> MATERIAL PROVIDED:
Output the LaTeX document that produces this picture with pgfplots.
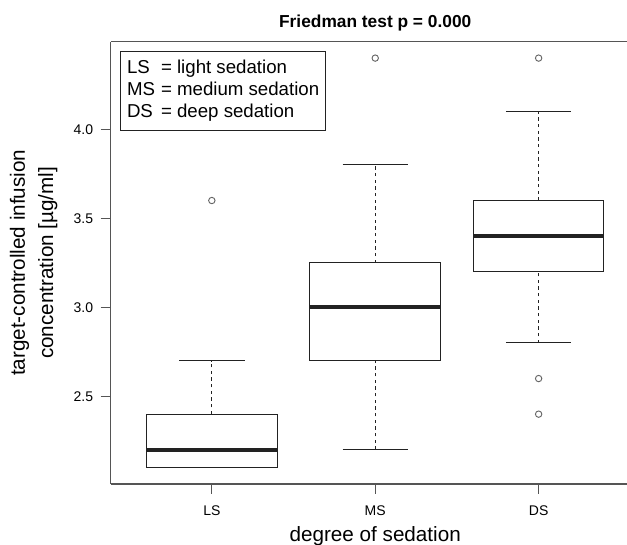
\documentclass[border=0pt]{standalone}
\usepackage{fontspec}
\setmainfont{Liberation Sans}
\usepackage{pgfplots}
\pgfplotsset{compat=1.18}
\definecolor{frameink}{HTML}{555555}
\definecolor{boxink}{HTML}{222222}
\definecolor{outink}{HTML}{666666}
\begin{document}
\begin{tikzpicture}
\begin{axis}[
  at={(0,0)}, anchor=south west,
  scale only axis, width=397.1pt, height=331.7pt,
  xmin=0.38, xmax=3.62, ymin=2.008, ymax=4.492,
  axis x line*=box, axis y line*=left,
  axis line style={-, frameink, line width=0.9pt},
  xtick={1,2,3}, xticklabels={LS,MS,DS},
  ytick={2.5,3,3.5,4},
  /pgf/number format/assume math mode=true,
  tick align=outside, tick pos=left,
  major tick length=7.5pt,
  every tick/.style={frameink, line width=0.9pt},
  tick label style={font=\fontsize{10.5}{12}\selectfont, text=black},
  xticklabel style={yshift=-5.5pt},
  yticklabel style={xshift=-2pt, /pgf/number format/.cd, fixed, fixed zerofill, precision=1},
  xlabel={degree of sedation},
  xlabel style={at={(axis description cs:0.5,0)}, anchor=base, yshift=-43pt,
    font=\fontsize{15.5}{18}\selectfont},
  ylabel={target-controlled infusion\\concentration [µg/ml]},
  ylabel style={at={(axis description cs:-0.0997,0.5)}, rotate=0, anchor=south,
    inner sep=0pt, align=center, font=\fontsize{15.5}{21.2}\selectfont},
  unbounded coords=jump,
  clip=false,
]
% boxes (q1..q3)
\addplot[boxink, line width=0.75pt, mark=none] coordinates {
  (0.6,2.1) (1.4,2.1) (1.4,2.4) (0.6,2.4) (0.6,2.1) (nan,nan)
  (1.6,2.7) (2.4,2.7) (2.4,3.25) (1.6,3.25) (1.6,2.7) (nan,nan)
  (2.6,3.2) (3.4,3.2) (3.4,3.6) (2.6,3.6) (2.6,3.2)};
% medians
\addplot[boxink, line width=3.2pt, mark=none] coordinates {
  (0.6,2.2) (1.4,2.2) (nan,nan)
  (1.6,3.0) (2.4,3.0) (nan,nan)
  (2.6,3.4) (3.4,3.4)};
% whiskers
\addplot[boxink, line width=0.75pt, dash pattern=on 2.5pt off 2.5pt, mark=none] coordinates {
  (1,2.4) (1,2.7) (nan,nan)
  (2,2.2) (2,2.7) (nan,nan) (2,3.25) (2,3.8) (nan,nan)
  (3,2.8) (3,3.2) (nan,nan) (3,3.6) (3,4.1)};
% whisker caps
\addplot[boxink, line width=0.75pt, mark=none] coordinates {
  (0.8,2.1) (1.2,2.1) (nan,nan) (0.8,2.7) (1.2,2.7) (nan,nan)
  (1.8,2.2) (2.2,2.2) (nan,nan) (1.8,3.8) (2.2,3.8) (nan,nan)
  (2.8,2.8) (3.2,2.8) (nan,nan) (2.8,4.1) (3.2,4.1)};
% outliers
\addplot[only marks, mark=o, mark size=2.4pt, outink, line width=0.7pt] coordinates {
  (1,3.6) (2,4.4) (3,4.4) (3,2.6) (3,2.4)};

\node[font=\bfseries\fontsize{13}{15}\selectfont, anchor=base]
  at ([yshift=10.5pt]rel axis cs:0.5,1) {Friedman test p = 0.000};
\node[draw=boxink, line width=0.75pt, anchor=north west, inner xsep=5pt, inner ysep=5pt,
  fill=white, font=\fontsize{14}{16.5}\selectfont]
  at ([xshift=7pt,yshift=-7pt]rel axis cs:0,1)
  {\begin{tabular}{@{}l@{\hspace{4.5pt}}l@{}}
   LS & = light sedation\\
   MS & = medium sedation\\
   DS & = deep sedation
   \end{tabular}};
\end{axis}
\pgfresetboundingbox
\useasboundingbox (-82.9pt,-45.75pt) rectangle (387.4pt,363pt);
\end{tikzpicture}
\end{document}
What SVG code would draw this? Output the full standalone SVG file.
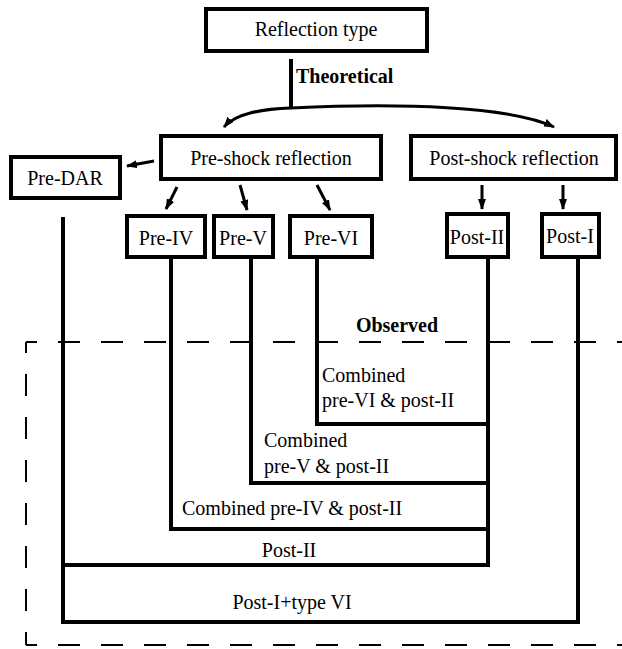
<svg xmlns="http://www.w3.org/2000/svg" width="622" height="649" viewBox="0 0 622 649" font-family="Liberation Serif, Times New Roman, serif" font-size="20">
  <style>
    .box { fill: #fff; stroke: #000; stroke-width: 4; }
    .mid { text-anchor: middle; }
    .bold { font-weight: bold; }
    .wire { fill: none; stroke: #000; stroke-width: 4; stroke-linecap: square; }
    .arrow { fill: none; stroke: #000; stroke-width: 3; marker-end: url(#head); }
    .dash { fill: none; stroke: #000; stroke-width: 2; stroke-dasharray: 22 21; stroke-dashoffset: 11; }
  </style>
  <defs>
    <marker id="head" markerUnits="userSpaceOnUse" markerWidth="11" markerHeight="8" refX="10" refY="4" orient="auto">
      <path d="M0,0 L11,4 L0,8 Z" fill="#000"/>
    </marker>
  </defs>

  <!-- observed region frame -->
  <g id="observed-frame">
    <line class="dash" x1="26" y1="342" x2="622" y2="342"/>
    <line class="dash" x1="26" y1="342" x2="26" y2="645"/>
    <line class="dash" x1="26" y1="645" x2="622" y2="645"/>
  </g>

  <g id="connectors">
    <!-- theoretical split -->
    <line class="wire" x1="291" y1="61" x2="291" y2="107"/>
    <path class="arrow" d="M291,108 C262,109 236,113 224,127"/>
    <path class="arrow" d="M291,108 C400,103 510,106 554,127"/>
    <!-- pre-shock branches -->
    <line class="arrow" x1="154" y1="161" x2="127" y2="166"/>
    <line class="arrow" x1="177" y1="187" x2="166" y2="209"/>
    <line class="arrow" x1="240" y1="185" x2="247" y2="210"/>
    <line class="arrow" x1="317" y1="185" x2="330" y2="210"/>
    <!-- post-shock branches -->
    <line class="arrow" x1="482" y1="185" x2="482" y2="209"/>
    <line class="arrow" x1="563" y1="185" x2="563" y2="209"/>
    <!-- observed combinations -->
    <polyline class="wire" points="317,258 317,424 488,424"/>
    <polyline class="wire" points="251,258 251,483 488,483"/>
    <polyline class="wire" points="171,258 171,529 488,529"/>
    <polyline class="wire" points="488,258 488,565 63,565"/>
    <polyline class="wire" points="63,219 63,622 578,622 578,258"/>
  </g>

  <g id="reflection-type">
    <rect class="box" x="206" y="9" width="221" height="42"/>
    <text class="mid" x="316" y="36">Reflection type</text>
  </g>
  <g id="pre-shock">
    <rect class="box" x="161" y="136" width="220" height="43"/>
    <text class="mid" x="271" y="165">Pre-shock reflection</text>
  </g>
  <g id="post-shock">
    <rect class="box" x="411" y="136" width="205" height="43"/>
    <text class="mid" x="514" y="165">Post-shock reflection</text>
  </g>
  <g id="pre-dar">
    <rect class="box" x="11" y="157" width="109" height="41"/>
    <text class="mid" x="65" y="185">Pre-DAR</text>
  </g>
  <g id="pre-iv">
    <rect class="box" x="127" y="216" width="78" height="41"/>
    <text class="mid" x="166" y="245">Pre-IV</text>
  </g>
  <g id="pre-v">
    <rect class="box" x="214" y="216" width="59" height="41"/>
    <text class="mid" x="243" y="245">Pre-V</text>
  </g>
  <g id="pre-vi">
    <rect class="box" x="290" y="216" width="82" height="41"/>
    <text class="mid" x="331" y="245">Pre-VI</text>
  </g>
  <g id="post-ii">
    <rect class="box" x="447" y="214" width="61" height="43"/>
    <text class="mid" x="477" y="244">Post-II</text>
  </g>
  <g id="post-i">
    <rect class="box" x="542" y="214" width="57" height="43"/>
    <text class="mid" x="570" y="243">Post-I</text>
  </g>

  <g id="labels">
    <text class="bold" x="296" y="83">Theoretical</text>
    <text class="bold mid" x="397" y="332">Observed</text>
    <text x="322" y="382">Combined</text>
    <text x="322" y="407">pre-VI &amp; post-II</text>
    <text x="264" y="447">Combined</text>
    <text x="264" y="473">pre-V &amp; post-II</text>
    <text x="182" y="515">Combined pre-IV &amp; post-II</text>
    <text class="mid" x="289" y="557">Post-II</text>
    <text class="mid" x="292" y="609">Post-I+type VI</text>
  </g>
</svg>
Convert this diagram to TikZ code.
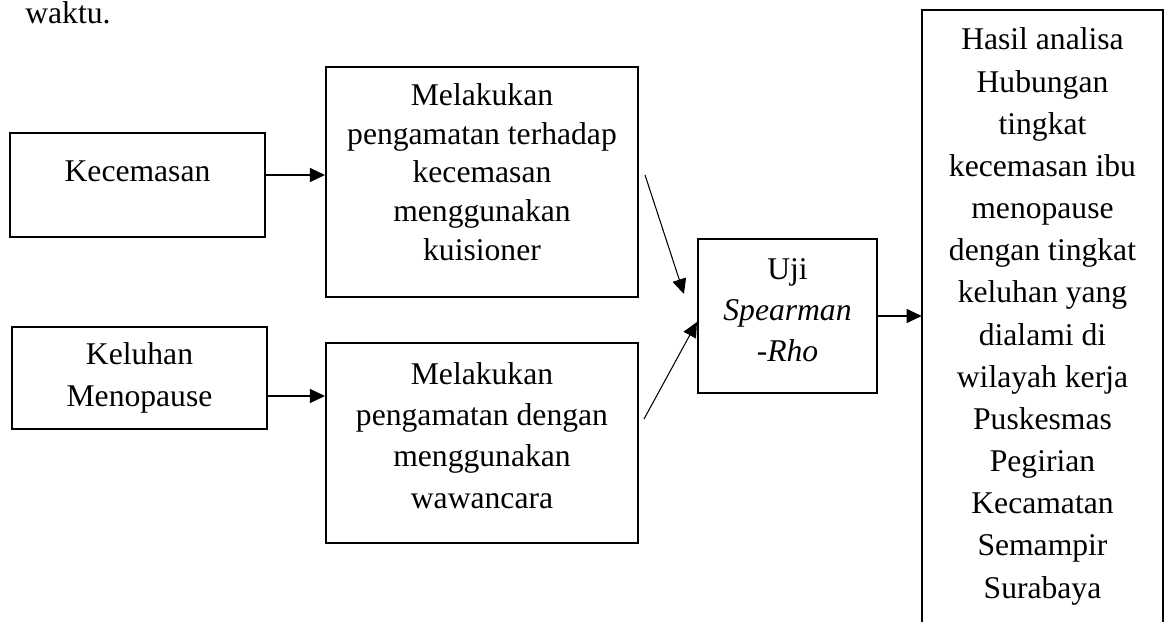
\documentclass[tikz,border=0pt]{standalone}
\usepackage{fontspec}
\setmainfont{Liberation Serif}
\usetikzlibrary{arrows.meta}

\begin{document}
\begin{tikzpicture}[x=0.02cm,y=-0.02cm,
    font=\fontsize{18pt}{23.5pt}\selectfont,
    kotak/.style={draw, line width=1.2pt, align=center, inner sep=0pt},
    panah/.style={-{Triangle[length=0.3cm,width=0.28cm]}, line width=0.6pt}]
    \useasboundingbox (0,0) rectangle (1167,622);

    % sisa paragraf
    \node[anchor=base west, inner sep=0pt] (waktu) at (25,24) {waktu.};

    % variabel
    \node[kotak, minimum width=5.1cm, minimum height=2.08cm, text depth=0.552cm] (kec) at (137.5,185) {Kecemasan};
    \node[kotak, minimum width=5.1cm, minimum height=2.04cm, text depth=0.14cm] (kel) at (139.5,378) {Keluhan\\Menopause};

    % cara pengamatan
    \node[kotak, minimum width=6.24cm, minimum height=4.6cm, text depth=0.4cm,
        font=\fontsize{18pt}{22pt}\selectfont] (amat1) at (482,182)
        {Melakukan\\pengamatan terhadap\\kecemasan\\menggunakan\\kuisioner};
    \node[kotak, minimum width=6.24cm, minimum height=4cm, text depth=0.31cm] (amat2) at (482,443)
        {Melakukan\\pengamatan dengan\\menggunakan\\wawancara};

    % uji statistik
    \node[kotak, minimum width=3.58cm, minimum height=3.08cm, text depth=0.24cm] (uji) at (787.5,316)
        {Uji\\\textit{Spearman}\\\textit{-Rho}};

    % hasil (tanpa garis bawah)
    \node[align=center, inner sep=0pt, minimum width=4.82cm, minimum height=12.24cm, text depth=0.12cm,
        font=\fontsize{18pt}{24pt}\selectfont] (hasil) at (1042.5,316)
        {Hasil analisa\\Hubungan\\tingkat\\kecemasan ibu\\menopause\\dengan tingkat\\keluhan yang\\dialami di\\wilayah kerja\\Puskesmas\\Pegirian\\Kecamatan\\Semampir\\Surabaya};
    \draw[line width=1.2pt] (hasil.south west) -- (hasil.north west) -- (hasil.north east) -- (hasil.south east);

    % panah
    \draw[panah] ([yshift=0.2cm]kec.east) -- ([yshift=0.2cm]kec.east -| amat1.west);
    \draw[panah] ([yshift=-0.36cm]kel.east) -- ([yshift=-0.36cm]kel.east -| amat2.west);
    \draw[panah] ([shift={(6,-7)}]amat1.east) -- ([shift={(-13,56)}]uji.north west);
    \draw[panah] ([shift={(5,-24)}]amat2.east) -- ([shift={(0,6)}]uji.west);
    \draw[panah] (uji.east) -- (uji.east -| hasil.west);
\end{tikzpicture}
\end{document}
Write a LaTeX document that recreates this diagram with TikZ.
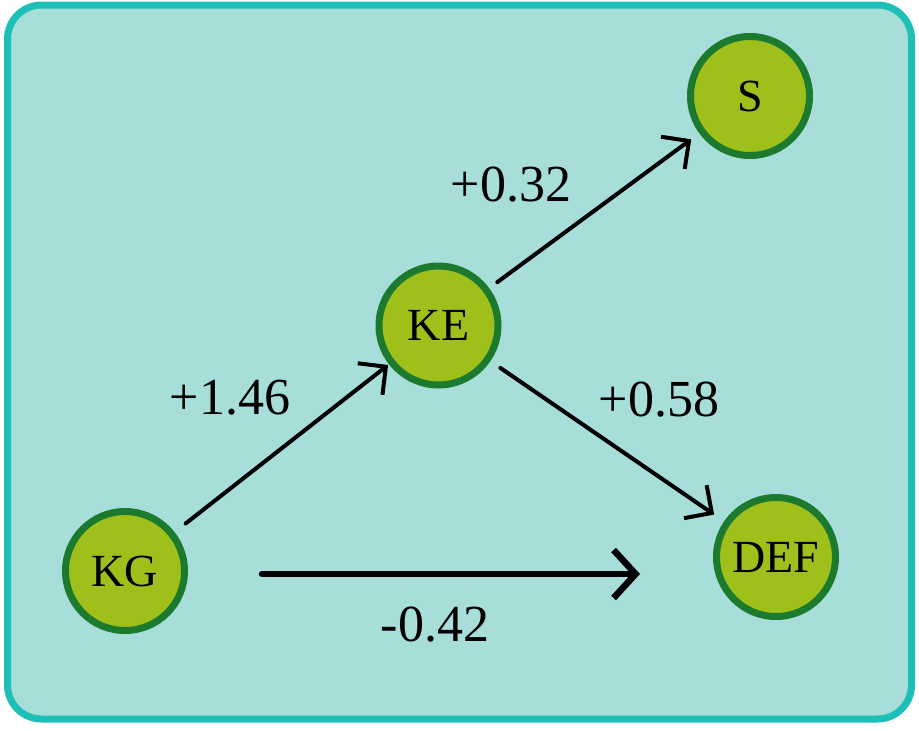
\documentclass[tikz,border=0pt]{standalone}
\usepackage{fontspec}
\setmainfont{Liberation Serif}
\usetikzlibrary{arrows.meta}
\definecolor{bgfill}{HTML}{A8DEDA}
\definecolor{bgline}{HTML}{1DBFB6}
\definecolor{nodefill}{HTML}{9FBF1B}
\definecolor{nodeline}{HTML}{1C7A2E}
\tikzset{
  var/.style={circle, draw=nodeline, fill=nodefill, line width=7pt, minimum size=119pt, inner sep=0pt, font=\fontsize{46}{46}\selectfont},
  conn/.style={line width=4pt, line cap=round, -{Straight Barb[length=20pt, width=40pt, line width=4pt]}},
  thickconn/.style={line width=6.5pt, line cap=round, -{Straight Barb[length=22pt, width=48pt, line width=6.5pt]}},
  lbl/.style={font=\fontsize{52}{52}\selectfont, inner sep=0pt}
}
\begin{document}
\begin{tikzpicture}[x=1pt, y=-1pt]
\useasboundingbox (0,0) rectangle (919,731);
\draw[bgline, fill=bgfill, line width=7pt, rounded corners=34pt] (7.5,5) rectangle (911.5,719);
\node[var] (S) at (750,96) {S};
\node[var] (KE) at (438.5,325.5) {KE};
\node[var] (KG) at (125,571) {KG};
\node[var] (DEF) at (776,557) {DEF};
\draw[conn, shorten <=14pt, shorten >=1pt] (KG) -- (KE);
\draw[conn, shorten <=10pt, shorten >=10pt] (KE) -- (S);
\draw[conn, shorten <=12pt, shorten >=12pt] (KE) -- (DEF);
\coordinate (a1) at (262,574);
\coordinate (a2) at (640,574);
\draw[thickconn] (a1) -- (a2);
\node[lbl] (l1) at (230,398) {+1.46};
\node[lbl] (l2) at (511,185) {+0.32};
\node[lbl] (l3) at (659,400) {+0.58};
\node[lbl] (l4) at (435,625) {-0.42};
\end{tikzpicture}
\end{document}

> STATED TASK: Exactly the lines starting at the line containing "Convert this diagram to TikZ code." and ending at the line containing "minimum height=2.04cm, text" should be transcribed, both included; omit the pictures.

> OUTPUT OF THE TASK:
Convert this diagram to TikZ code.
\documentclass[tikz,border=0pt]{standalone}
\usepackage{fontspec}
\setmainfont{Liberation Serif}
\usetikzlibrary{arrows.meta}

\begin{document}
\begin{tikzpicture}[x=0.02cm,y=-0.02cm,
    font=\fontsize{18pt}{23.5pt}\selectfont,
    kotak/.style={draw, line width=1.2pt, align=center, inner sep=0pt},
    panah/.style={-{Triangle[length=0.3cm,width=0.28cm]}, line width=0.6pt}]
    \useasboundingbox (0,0) rectangle (1167,622);

    % sisa paragraf
    \node[anchor=base west, inner sep=0pt] (waktu) at (25,24) {waktu.};

    % variabel
    \node[kotak, minimum width=5.1cm, minimum height=2.08cm, text depth=0.552cm] (kec) at (137.5,185) {Kecemasan};
    \node[kotak, minimum width=5.1cm, minimum height=2.04cm, text depth=0.14cm] (kel) at (139.5,378) {Keluhan\\Menopause};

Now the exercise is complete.